■ **Exercise goal**
State how many lines of the data contain the word "that", and write nothing besides the number.

------------------------------------------------------------------------

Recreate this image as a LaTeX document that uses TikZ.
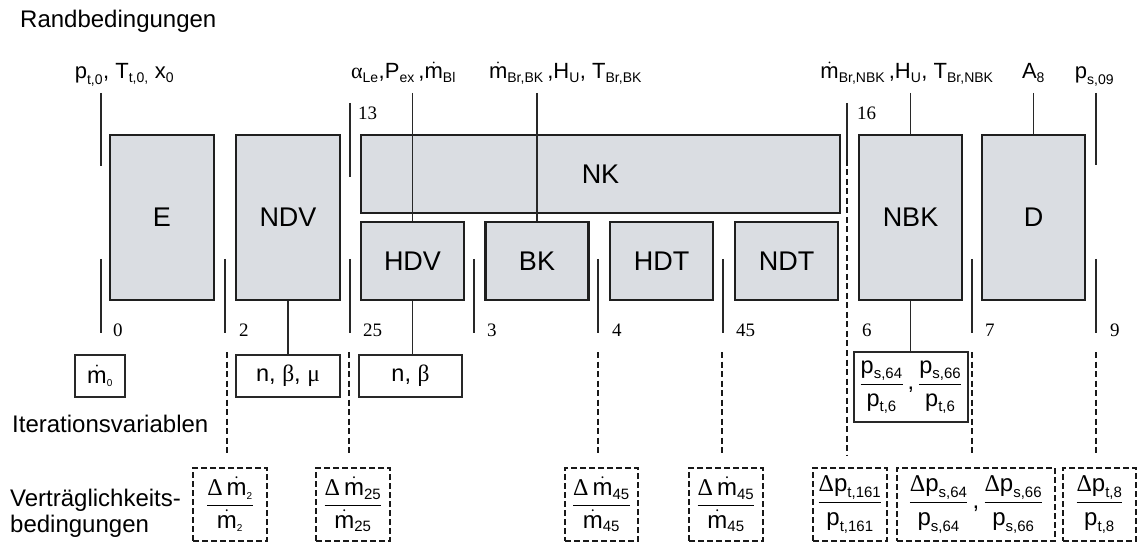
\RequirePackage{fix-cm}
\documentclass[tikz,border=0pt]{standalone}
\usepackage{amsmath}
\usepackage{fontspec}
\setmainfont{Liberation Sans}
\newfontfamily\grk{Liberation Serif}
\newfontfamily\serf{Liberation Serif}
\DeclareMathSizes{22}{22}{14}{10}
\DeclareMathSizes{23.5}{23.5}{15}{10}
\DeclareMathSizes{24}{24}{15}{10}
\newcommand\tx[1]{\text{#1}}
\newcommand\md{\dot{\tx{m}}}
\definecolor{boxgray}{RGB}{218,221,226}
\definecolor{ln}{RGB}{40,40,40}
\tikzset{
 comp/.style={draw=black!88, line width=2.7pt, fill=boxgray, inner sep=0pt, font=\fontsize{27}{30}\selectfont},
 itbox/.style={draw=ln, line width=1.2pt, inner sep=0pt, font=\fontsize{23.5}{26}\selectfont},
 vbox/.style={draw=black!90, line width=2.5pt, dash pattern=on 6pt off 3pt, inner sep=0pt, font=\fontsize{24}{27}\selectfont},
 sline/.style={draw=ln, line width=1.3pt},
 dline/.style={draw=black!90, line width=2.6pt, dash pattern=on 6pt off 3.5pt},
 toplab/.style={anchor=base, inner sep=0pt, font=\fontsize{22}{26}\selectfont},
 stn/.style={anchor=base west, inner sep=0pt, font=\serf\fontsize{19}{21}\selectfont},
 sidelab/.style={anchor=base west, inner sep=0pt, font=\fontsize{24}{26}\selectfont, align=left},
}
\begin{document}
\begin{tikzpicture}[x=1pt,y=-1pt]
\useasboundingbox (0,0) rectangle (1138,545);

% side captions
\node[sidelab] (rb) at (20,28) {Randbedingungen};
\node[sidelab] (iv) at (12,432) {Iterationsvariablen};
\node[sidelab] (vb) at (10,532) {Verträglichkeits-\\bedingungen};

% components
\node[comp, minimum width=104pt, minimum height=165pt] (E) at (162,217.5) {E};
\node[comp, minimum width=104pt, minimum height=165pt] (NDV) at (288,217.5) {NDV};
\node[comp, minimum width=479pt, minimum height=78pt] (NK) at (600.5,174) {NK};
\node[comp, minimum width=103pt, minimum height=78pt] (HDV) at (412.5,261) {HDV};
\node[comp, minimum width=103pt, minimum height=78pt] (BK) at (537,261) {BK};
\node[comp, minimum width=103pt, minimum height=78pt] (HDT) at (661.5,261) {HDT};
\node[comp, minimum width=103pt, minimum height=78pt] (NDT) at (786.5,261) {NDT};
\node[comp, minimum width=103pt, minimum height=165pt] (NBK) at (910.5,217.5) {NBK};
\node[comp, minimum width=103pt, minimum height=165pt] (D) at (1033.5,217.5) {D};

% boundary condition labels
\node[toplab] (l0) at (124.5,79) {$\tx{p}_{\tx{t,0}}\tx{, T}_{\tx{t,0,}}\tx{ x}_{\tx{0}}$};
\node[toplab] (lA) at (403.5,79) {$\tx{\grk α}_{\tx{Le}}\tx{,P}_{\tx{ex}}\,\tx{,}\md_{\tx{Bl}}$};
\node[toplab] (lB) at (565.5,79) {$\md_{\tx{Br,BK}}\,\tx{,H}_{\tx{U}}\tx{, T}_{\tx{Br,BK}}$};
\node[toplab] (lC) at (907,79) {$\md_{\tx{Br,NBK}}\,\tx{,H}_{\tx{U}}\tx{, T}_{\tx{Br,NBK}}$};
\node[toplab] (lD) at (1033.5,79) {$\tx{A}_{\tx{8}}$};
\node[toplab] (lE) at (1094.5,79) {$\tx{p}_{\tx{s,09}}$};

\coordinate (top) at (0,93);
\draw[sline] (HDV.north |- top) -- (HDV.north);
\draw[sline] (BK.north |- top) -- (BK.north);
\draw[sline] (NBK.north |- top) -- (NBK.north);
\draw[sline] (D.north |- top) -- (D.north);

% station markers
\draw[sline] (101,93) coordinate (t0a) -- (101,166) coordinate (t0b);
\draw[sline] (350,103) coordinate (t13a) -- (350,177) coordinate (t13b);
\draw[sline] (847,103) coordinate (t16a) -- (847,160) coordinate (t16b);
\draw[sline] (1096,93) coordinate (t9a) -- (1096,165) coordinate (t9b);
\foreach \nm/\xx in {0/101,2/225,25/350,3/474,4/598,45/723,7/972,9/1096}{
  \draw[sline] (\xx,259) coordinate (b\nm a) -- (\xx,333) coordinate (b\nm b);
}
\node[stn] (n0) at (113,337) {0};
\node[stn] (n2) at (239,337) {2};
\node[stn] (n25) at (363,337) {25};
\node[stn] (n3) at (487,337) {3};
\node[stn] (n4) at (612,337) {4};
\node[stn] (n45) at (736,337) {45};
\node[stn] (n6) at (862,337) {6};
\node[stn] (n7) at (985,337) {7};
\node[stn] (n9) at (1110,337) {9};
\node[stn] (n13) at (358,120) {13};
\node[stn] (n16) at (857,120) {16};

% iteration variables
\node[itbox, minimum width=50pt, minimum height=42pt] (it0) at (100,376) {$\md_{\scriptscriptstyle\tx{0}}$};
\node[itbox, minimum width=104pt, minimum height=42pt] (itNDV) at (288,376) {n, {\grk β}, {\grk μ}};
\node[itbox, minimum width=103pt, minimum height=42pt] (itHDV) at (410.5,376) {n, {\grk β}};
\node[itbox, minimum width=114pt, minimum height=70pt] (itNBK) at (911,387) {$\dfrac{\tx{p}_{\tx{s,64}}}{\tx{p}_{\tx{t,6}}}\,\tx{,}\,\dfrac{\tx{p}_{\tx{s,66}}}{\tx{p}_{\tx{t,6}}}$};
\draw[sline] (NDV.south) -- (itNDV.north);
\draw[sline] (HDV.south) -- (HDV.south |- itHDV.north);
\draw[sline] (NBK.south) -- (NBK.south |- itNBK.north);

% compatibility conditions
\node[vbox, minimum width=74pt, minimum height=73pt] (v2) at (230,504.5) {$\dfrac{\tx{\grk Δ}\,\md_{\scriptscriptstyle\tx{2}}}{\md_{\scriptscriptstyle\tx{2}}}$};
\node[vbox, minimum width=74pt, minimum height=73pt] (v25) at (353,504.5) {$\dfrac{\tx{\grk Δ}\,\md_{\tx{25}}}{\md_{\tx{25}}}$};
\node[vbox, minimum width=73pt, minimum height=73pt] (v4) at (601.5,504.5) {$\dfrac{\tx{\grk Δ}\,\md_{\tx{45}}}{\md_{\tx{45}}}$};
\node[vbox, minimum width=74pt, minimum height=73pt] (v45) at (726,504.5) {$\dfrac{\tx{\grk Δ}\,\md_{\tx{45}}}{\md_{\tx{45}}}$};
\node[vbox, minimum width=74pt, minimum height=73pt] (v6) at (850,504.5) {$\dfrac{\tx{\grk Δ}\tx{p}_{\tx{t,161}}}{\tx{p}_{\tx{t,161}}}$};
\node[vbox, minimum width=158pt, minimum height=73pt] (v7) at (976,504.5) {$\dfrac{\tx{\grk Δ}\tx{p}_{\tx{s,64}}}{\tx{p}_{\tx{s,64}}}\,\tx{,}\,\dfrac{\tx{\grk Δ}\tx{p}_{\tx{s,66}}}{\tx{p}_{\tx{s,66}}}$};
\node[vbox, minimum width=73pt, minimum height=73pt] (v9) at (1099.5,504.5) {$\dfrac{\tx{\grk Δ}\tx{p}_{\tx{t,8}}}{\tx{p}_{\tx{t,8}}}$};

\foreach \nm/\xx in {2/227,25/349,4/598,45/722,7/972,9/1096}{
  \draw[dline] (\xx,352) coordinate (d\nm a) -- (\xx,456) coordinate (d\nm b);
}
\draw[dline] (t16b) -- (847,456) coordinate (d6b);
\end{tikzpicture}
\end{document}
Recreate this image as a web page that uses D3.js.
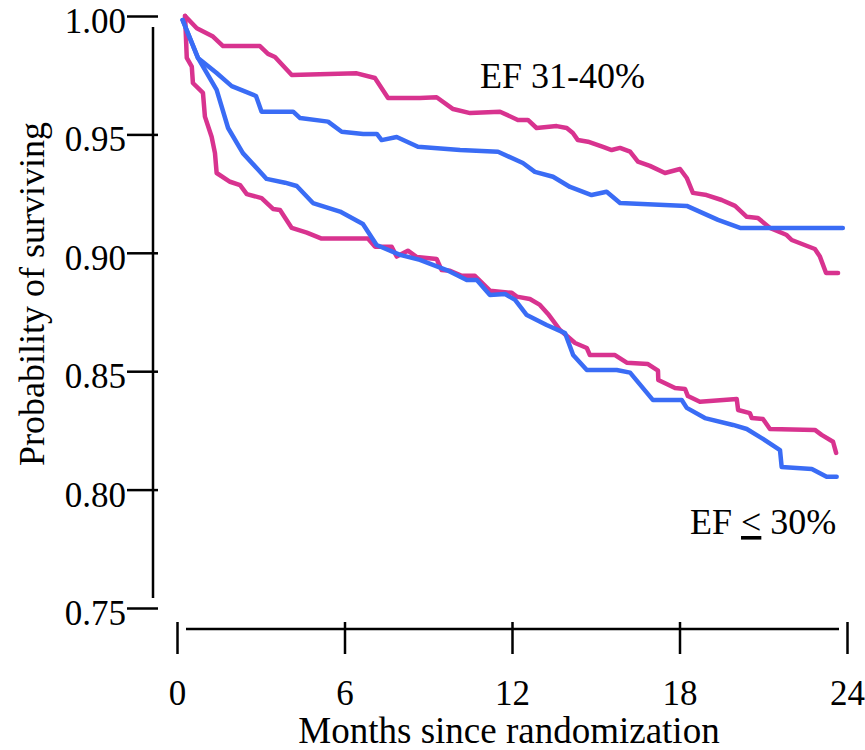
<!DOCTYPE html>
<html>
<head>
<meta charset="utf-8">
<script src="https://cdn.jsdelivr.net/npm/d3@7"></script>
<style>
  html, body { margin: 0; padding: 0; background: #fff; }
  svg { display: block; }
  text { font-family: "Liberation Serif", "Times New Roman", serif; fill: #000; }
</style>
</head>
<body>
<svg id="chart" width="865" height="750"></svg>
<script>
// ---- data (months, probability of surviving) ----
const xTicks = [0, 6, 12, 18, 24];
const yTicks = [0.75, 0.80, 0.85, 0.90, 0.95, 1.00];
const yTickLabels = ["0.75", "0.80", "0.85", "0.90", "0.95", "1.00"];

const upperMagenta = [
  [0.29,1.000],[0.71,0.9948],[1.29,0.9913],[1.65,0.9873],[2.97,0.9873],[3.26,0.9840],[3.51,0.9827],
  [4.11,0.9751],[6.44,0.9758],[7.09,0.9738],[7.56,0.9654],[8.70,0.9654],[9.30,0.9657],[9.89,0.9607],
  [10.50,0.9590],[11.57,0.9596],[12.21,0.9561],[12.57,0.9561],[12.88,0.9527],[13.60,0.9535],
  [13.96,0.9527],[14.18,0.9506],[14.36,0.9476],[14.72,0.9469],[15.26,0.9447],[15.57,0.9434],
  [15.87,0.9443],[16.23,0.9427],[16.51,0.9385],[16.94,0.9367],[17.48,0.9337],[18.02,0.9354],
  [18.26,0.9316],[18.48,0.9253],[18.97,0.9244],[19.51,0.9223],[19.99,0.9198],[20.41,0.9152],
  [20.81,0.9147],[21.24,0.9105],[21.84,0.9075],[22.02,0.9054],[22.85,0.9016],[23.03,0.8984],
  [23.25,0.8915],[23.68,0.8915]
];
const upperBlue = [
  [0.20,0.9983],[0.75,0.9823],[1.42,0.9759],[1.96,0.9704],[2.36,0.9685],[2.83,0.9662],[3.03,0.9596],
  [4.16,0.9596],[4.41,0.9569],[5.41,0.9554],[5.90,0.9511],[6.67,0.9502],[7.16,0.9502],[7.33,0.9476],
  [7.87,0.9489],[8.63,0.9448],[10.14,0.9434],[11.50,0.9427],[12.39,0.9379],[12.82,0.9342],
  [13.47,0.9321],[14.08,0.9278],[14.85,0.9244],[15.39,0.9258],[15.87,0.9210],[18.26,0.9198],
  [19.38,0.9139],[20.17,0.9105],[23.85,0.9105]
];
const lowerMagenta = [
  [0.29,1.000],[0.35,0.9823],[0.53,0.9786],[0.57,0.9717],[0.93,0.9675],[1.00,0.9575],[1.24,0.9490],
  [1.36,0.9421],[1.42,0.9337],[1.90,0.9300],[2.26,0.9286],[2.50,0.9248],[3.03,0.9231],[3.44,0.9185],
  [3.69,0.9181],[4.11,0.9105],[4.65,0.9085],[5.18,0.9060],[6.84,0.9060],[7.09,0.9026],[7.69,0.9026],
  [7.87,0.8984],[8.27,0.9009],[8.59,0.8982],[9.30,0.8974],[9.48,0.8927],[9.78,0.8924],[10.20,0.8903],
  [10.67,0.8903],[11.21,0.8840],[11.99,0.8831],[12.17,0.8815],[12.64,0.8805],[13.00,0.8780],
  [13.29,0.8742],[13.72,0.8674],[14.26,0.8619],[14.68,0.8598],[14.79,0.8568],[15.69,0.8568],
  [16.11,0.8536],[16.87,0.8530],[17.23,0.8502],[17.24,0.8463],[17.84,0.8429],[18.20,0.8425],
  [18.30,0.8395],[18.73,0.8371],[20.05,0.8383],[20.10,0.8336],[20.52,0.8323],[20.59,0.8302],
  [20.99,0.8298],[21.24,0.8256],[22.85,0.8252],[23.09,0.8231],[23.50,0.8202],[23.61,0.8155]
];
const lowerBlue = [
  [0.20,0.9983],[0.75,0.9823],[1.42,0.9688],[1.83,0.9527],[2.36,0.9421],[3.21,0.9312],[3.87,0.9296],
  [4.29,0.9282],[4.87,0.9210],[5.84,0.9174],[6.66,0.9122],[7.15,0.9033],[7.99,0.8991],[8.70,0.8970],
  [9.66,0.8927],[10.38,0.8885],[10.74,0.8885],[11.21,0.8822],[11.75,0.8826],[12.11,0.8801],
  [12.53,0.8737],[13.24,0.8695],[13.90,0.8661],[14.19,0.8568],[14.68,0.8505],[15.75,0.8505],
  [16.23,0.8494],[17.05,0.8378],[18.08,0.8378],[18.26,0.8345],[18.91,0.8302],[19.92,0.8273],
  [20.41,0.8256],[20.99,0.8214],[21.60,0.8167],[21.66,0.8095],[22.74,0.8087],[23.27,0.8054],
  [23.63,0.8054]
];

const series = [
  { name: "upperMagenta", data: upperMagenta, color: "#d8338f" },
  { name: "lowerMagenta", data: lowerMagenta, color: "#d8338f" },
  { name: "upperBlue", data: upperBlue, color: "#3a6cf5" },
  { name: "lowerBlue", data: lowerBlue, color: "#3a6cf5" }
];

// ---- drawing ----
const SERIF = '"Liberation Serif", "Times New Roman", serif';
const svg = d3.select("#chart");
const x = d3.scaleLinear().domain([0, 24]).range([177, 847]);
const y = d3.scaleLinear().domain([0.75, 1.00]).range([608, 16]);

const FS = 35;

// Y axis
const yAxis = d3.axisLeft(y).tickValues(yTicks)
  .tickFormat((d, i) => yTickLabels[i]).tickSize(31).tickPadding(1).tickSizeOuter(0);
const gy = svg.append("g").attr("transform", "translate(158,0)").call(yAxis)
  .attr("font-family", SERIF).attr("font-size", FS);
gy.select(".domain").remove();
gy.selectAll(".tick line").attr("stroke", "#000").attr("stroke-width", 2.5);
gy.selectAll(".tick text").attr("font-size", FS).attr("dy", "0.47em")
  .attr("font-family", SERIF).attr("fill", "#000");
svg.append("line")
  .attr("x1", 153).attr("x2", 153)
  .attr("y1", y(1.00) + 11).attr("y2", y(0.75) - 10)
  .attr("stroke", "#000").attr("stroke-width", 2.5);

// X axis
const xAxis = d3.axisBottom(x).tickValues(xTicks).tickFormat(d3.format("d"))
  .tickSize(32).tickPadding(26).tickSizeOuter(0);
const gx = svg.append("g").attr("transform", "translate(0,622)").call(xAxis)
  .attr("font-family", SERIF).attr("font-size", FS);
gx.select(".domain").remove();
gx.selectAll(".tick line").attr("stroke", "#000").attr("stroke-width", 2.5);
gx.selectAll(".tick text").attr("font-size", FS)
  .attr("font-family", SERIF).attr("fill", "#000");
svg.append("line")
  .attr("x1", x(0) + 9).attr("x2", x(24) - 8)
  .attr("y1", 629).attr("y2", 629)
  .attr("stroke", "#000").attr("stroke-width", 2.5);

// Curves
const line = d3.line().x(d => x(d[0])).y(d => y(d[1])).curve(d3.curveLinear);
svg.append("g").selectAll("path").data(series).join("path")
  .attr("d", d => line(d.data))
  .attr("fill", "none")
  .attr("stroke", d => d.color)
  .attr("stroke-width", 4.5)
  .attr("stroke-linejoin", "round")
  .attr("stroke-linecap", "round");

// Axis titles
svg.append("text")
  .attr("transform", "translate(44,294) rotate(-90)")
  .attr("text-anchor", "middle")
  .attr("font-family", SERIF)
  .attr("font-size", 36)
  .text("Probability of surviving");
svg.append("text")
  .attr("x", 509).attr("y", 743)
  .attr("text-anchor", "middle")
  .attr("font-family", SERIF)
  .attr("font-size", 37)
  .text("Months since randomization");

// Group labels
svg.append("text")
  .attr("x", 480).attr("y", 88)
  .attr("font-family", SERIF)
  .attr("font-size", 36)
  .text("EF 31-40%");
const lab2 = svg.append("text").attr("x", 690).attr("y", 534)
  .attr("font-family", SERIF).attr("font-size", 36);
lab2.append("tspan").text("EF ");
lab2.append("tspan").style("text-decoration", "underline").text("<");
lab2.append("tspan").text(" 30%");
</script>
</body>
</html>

------------------------------------------------------------------------

■ **Complete answer**
2